There are many facets to being a librarian in the 21st century; one of the most important parts of their role is to inspire people they interact with to read. Theodore Roosevelt once said, “I am a part of everything that I have read.” Learning to read for pleasure and for information is essential in leading students to become productive members of society, and sometimes simply handing a book to a person is not enough. Shaking things up to reach different students and reluctant readers is one of the challenges of my position. In artifact 1, I explore booktalking with poetry for a middle school audience. While online booktalks are a way to listen to myself and give myself feedback, booktalking in person is much more engaging and as a speaker I can adjust my pace based on the body language and facial expressions of the audience. Booktalking on a variety of subjects for different students, or even secretly targeting a specific student in a class, is one way to get circulation numbers up, but creates a hype around various books of focus, nudging readers into reading something they might not normally pick up, or inspiring a student who does not like to read to try it out. I also dissected the different aspects of book reviews and wrote my own. Really looking at what is said or even not said in a book review helped me to feel more confident in my purchasing choices for my students.
In my very first semester of library school, I researched e-books as a different way to get resources in the hands of students. In an age where many school districts are moving towards each student having a computer or tablet in the classroom and at home, e-books are becoming a more popular source of information in the classroom, and sometimes a more accessible way for students with physical or learning disabilities. The two artifacts containing information about e-book accessibility enabled me to share my research findings with my principal to reinforce the relevance of e-books and their ability to promote reading for pleasure, growth and enjoyment.
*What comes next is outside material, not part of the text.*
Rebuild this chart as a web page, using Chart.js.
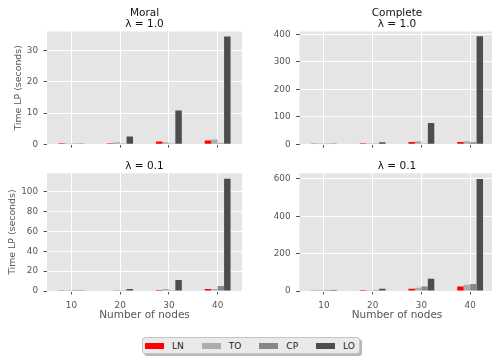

I am empowered by the idea that I can encourage my students to read by hosting a series of Book Fairs both in house and at outside retailers. I ask my students to create posters that would entice their classmates to come to the Book Fair, booktalk some of the books for sale and I showed the classes that come in for check-out several book trailers. Finally, I also am proud to have created a solid Battle of the Books program at my school. Many students are excited to have a chance to show-off their book knowledge in a competitive setting as evidenced in artifact 3.